- WHAT IS NEEDED -
Exactly retype the lines from the top of the data through the line containing "lbl.set_family(tick_font)", leaving out every picture.

◇ ◇ ◇

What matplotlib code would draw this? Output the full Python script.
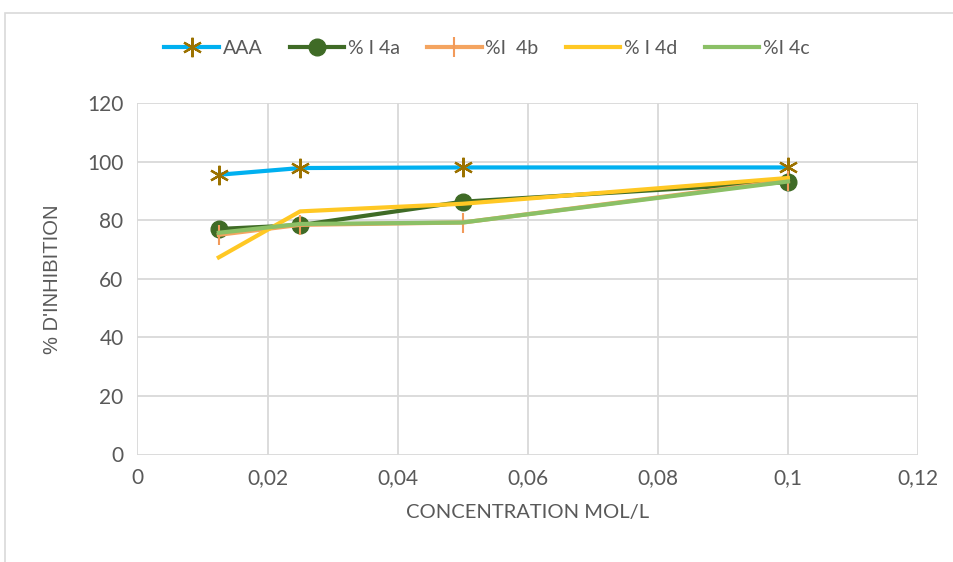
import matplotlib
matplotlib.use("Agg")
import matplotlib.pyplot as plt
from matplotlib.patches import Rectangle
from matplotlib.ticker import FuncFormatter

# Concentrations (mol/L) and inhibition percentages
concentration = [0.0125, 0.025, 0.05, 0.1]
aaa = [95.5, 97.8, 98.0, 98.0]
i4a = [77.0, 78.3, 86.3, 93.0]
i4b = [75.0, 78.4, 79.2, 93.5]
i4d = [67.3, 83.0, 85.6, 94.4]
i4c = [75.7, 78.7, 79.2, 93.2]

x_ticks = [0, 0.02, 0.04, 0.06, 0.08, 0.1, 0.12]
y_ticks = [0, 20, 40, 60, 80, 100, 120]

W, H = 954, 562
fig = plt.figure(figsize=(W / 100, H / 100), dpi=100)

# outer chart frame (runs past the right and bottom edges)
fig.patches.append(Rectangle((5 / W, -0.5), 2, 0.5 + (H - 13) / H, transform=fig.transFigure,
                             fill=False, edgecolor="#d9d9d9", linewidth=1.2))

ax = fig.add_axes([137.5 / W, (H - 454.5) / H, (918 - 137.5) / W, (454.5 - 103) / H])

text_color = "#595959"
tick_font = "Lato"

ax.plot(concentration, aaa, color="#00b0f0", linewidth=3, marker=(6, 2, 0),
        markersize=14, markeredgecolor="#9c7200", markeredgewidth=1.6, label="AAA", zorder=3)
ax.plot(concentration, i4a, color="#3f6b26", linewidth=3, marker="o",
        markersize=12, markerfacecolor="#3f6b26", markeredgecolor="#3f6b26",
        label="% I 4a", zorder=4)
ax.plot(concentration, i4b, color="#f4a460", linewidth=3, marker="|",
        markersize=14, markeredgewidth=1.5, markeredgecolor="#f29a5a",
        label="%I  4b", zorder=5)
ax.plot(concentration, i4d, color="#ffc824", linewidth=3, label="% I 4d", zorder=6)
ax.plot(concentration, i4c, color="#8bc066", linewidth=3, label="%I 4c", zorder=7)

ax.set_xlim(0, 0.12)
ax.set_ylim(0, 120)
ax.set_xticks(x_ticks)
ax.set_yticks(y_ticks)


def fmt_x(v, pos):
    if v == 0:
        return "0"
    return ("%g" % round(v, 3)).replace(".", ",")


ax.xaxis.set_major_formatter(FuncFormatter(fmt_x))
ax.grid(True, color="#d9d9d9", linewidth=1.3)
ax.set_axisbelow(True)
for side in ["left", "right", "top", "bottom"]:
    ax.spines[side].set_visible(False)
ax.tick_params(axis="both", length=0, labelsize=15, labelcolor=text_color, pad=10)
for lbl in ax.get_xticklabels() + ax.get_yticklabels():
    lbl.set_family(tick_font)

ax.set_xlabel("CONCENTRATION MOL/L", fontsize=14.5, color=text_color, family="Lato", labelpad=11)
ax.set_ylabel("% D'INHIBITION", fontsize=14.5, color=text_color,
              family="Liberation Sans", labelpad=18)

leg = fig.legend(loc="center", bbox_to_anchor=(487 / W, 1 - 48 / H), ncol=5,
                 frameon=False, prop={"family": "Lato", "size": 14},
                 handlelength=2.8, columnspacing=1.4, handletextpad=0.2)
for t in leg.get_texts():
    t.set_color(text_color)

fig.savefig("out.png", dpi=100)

◇ ◇ ◇

- THE COMPLETED TASK -
What matplotlib code would draw this? Output the full Python script.
import matplotlib
matplotlib.use("Agg")
import matplotlib.pyplot as plt
from matplotlib.patches import Rectangle
from matplotlib.ticker import FuncFormatter

# Concentrations (mol/L) and inhibition percentages
concentration = [0.0125, 0.025, 0.05, 0.1]
aaa = [95.5, 97.8, 98.0, 98.0]
i4a = [77.0, 78.3, 86.3, 93.0]
i4b = [75.0, 78.4, 79.2, 93.5]
i4d = [67.3, 83.0, 85.6, 94.4]
i4c = [75.7, 78.7, 79.2, 93.2]

x_ticks = [0, 0.02, 0.04, 0.06, 0.08, 0.1, 0.12]
y_ticks = [0, 20, 40, 60, 80, 100, 120]

W, H = 954, 562
fig = plt.figure(figsize=(W / 100, H / 100), dpi=100)

# outer chart frame (runs past the right and bottom edges)
fig.patches.append(Rectangle((5 / W, -0.5), 2, 0.5 + (H - 13) / H, transform=fig.transFigure,
                             fill=False, edgecolor="#d9d9d9", linewidth=1.2))

ax = fig.add_axes([137.5 / W, (H - 454.5) / H, (918 - 137.5) / W, (454.5 - 103) / H])

text_color = "#595959"
tick_font = "Lato"

ax.plot(concentration, aaa, color="#00b0f0", linewidth=3, marker=(6, 2, 0),
        markersize=14, markeredgecolor="#9c7200", markeredgewidth=1.6, label="AAA", zorder=3)
ax.plot(concentration, i4a, color="#3f6b26", linewidth=3, marker="o",
        markersize=12, markerfacecolor="#3f6b26", markeredgecolor="#3f6b26",
        label="% I 4a", zorder=4)
ax.plot(concentration, i4b, color="#f4a460", linewidth=3, marker="|",
        markersize=14, markeredgewidth=1.5, markeredgecolor="#f29a5a",
        label="%I  4b", zorder=5)
ax.plot(concentration, i4d, color="#ffc824", linewidth=3, label="% I 4d", zorder=6)
ax.plot(concentration, i4c, color="#8bc066", linewidth=3, label="%I 4c", zorder=7)

ax.set_xlim(0, 0.12)
ax.set_ylim(0, 120)
ax.set_xticks(x_ticks)
ax.set_yticks(y_ticks)


def fmt_x(v, pos):
    if v == 0:
        return "0"
    return ("%g" % round(v, 3)).replace(".", ",")


ax.xaxis.set_major_formatter(FuncFormatter(fmt_x))
ax.grid(True, color="#d9d9d9", linewidth=1.3)
ax.set_axisbelow(True)
for side in ["left", "right", "top", "bottom"]:
    ax.spines[side].set_visible(False)
ax.tick_params(axis="both", length=0, labelsize=15, labelcolor=text_color, pad=10)
for lbl in ax.get_xticklabels() + ax.get_yticklabels():
    lbl.set_family(tick_font)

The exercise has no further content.